Démonstration.
Si j'avois lu puissance de me conserver moi-même, j'aurois aussi, à plus forte raison, le pouvoir de me donner toutes les perfections qui me manquent (par l'axiome huitième et neuvième), car ces perfections ne sont que des attributs de la substance, et moi je suis une substance ;
Mais je n'ai pas la puissance de me donner toutes ces perfections, car autrement je les posséderois déjà, par l'axiome septième :
Donc je n'ai pas la puissance de me conserver moi-même.
En après, je ne puis exister sans être conservé tant que j'existe, soit par moi-même, supposé que j'en aie le pouvoir, soit par un autre qui ait cette puissance, par l'axiome premier et deuxième ;
Or est-il que j'existe, et toutefois je n'ai pas la puissance de me conserver moi-même, comme je viens de prouver :
Donc je suis conservé par un autre.
De plus, celui par qui je suis conservé a en soi formellement ou éminemment tout ce qui est en moi, par l'axiome quatrième ;
Or est-il que j'ai en moi la perception de plusieurs perfections qui me manquent, et celle aussi de l'idée de Dieu, par la définition deuxième et huitième :
Donc la perception de ces mêmes perfections est aussi en celui par qui je suis conservé.

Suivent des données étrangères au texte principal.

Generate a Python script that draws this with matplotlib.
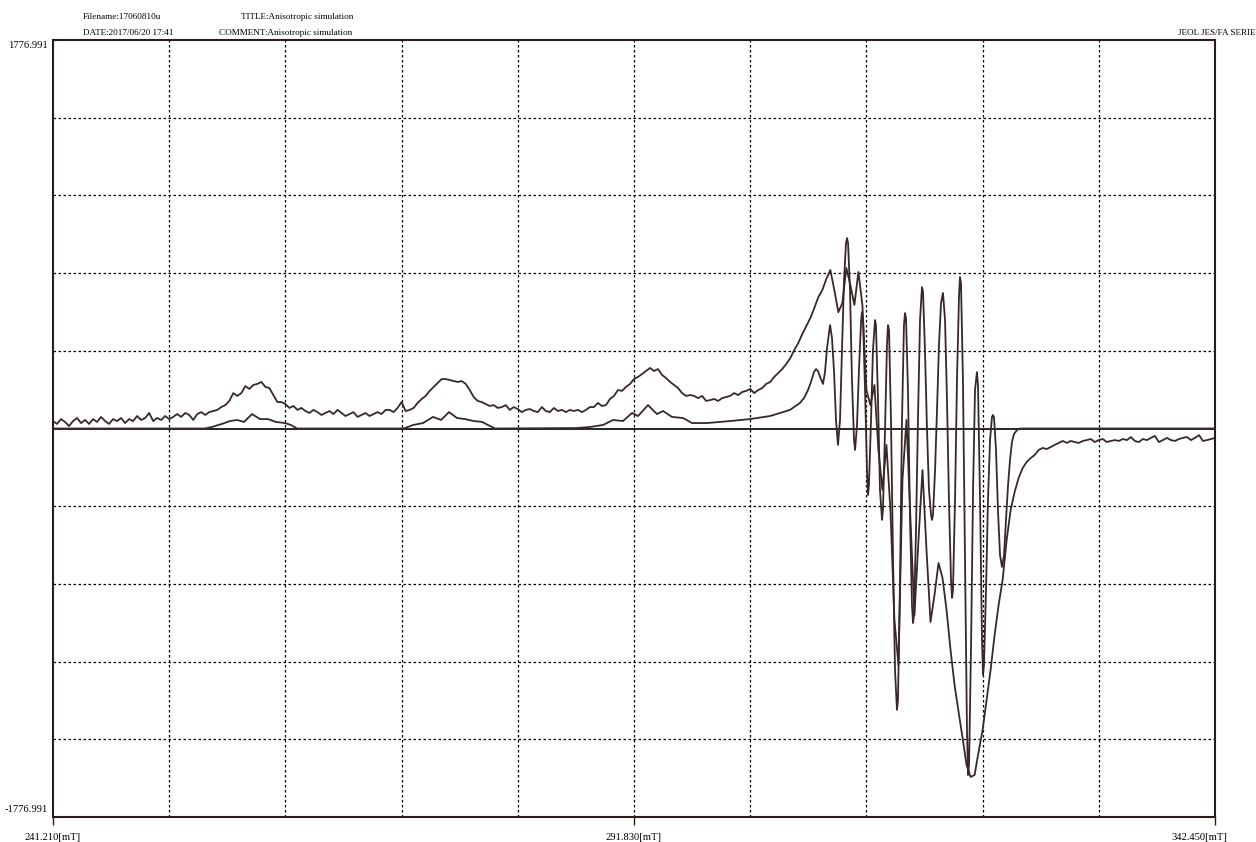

Enfin, celui—là même par qui je suis conservé ne peut avoir la perception d'aucunes perfections qui lui manquent, c'est-à-dire qu'il n'ait point en soi formellement ou éminemment, par l'axiome septième ; car ayant la puissance de me conserver, comme il a été dit maintenant, il aurait, à plus forte raison, le pouvoir de se les donner lui-même, si elles lui manquoient, par l'axiome huitième et neuvième ;
Or est-il qu'il a la perception de toutes les perfections que je reconnois me manquer, et que je conçois ne pouvoir être qu'en Dieu seul, comme je viens de prouver :
Donc il les a toutes en soi formellement ou éminemment ; et ainsi il est Dieu.